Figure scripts

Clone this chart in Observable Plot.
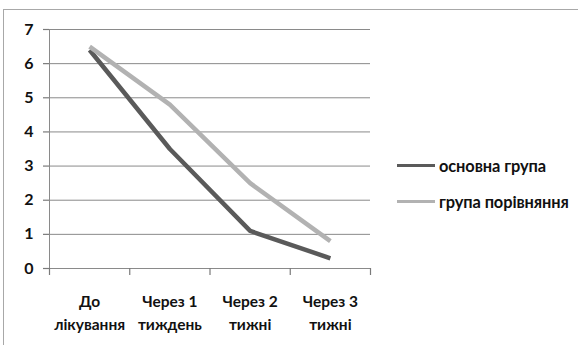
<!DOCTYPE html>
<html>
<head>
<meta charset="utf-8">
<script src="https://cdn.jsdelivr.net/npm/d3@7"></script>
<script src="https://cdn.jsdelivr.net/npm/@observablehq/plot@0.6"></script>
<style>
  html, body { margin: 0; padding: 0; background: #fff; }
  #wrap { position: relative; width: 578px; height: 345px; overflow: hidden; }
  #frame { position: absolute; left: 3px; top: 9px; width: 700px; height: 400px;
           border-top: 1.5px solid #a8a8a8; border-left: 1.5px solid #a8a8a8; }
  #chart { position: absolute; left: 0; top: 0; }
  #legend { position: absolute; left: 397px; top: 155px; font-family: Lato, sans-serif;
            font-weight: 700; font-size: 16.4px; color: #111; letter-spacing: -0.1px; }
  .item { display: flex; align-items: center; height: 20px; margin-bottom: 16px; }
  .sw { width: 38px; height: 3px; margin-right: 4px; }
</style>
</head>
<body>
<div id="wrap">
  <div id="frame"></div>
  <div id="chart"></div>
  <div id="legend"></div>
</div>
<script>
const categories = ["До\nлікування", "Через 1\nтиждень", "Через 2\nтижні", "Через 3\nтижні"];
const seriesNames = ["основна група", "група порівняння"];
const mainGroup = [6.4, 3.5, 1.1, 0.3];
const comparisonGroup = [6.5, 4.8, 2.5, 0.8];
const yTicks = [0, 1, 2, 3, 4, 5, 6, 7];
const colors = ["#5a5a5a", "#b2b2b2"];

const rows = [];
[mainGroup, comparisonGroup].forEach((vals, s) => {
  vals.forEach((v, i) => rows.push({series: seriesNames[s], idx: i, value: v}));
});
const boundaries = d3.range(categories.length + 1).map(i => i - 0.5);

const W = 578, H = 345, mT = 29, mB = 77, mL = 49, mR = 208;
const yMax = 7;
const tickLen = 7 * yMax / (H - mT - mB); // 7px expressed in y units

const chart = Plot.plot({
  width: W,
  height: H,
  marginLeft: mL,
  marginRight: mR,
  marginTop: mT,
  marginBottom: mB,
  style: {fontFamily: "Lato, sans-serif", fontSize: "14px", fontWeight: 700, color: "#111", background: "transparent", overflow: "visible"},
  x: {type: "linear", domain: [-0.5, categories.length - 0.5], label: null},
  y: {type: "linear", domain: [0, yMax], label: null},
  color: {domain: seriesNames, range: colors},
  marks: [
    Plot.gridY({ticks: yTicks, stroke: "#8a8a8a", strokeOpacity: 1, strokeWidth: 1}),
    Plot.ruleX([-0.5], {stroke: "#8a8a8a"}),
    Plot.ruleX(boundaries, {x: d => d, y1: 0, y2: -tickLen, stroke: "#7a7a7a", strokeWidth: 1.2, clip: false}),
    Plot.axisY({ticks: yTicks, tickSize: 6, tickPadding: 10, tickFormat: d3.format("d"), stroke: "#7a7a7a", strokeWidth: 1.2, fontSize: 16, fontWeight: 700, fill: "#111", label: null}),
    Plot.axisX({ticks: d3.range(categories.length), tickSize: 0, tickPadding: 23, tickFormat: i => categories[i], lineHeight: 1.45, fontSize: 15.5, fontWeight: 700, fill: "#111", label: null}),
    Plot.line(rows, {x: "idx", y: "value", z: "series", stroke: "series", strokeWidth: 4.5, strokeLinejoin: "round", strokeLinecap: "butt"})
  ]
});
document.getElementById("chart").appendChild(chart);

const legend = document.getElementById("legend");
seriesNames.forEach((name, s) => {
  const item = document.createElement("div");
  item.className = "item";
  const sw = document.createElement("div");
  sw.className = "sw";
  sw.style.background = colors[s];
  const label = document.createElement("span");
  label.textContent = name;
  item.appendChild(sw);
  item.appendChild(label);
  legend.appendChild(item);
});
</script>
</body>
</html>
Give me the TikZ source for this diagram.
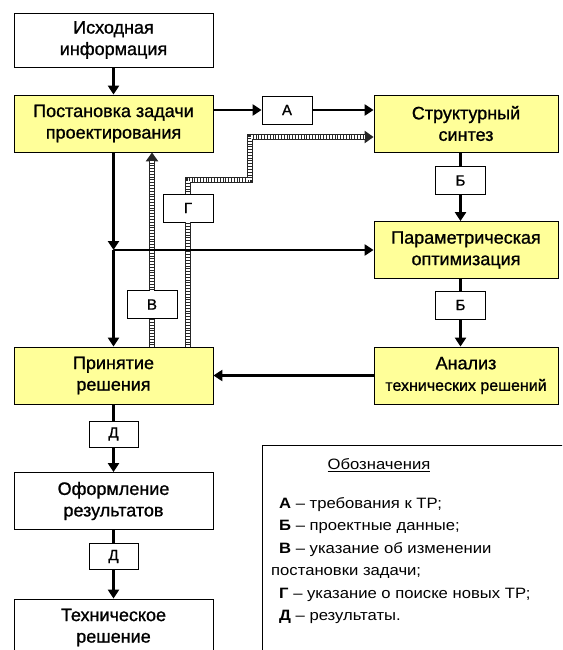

§ Exercise aim
How many of the lines in the listing above hold the word "this"? Report only that figure.

§ Written response
2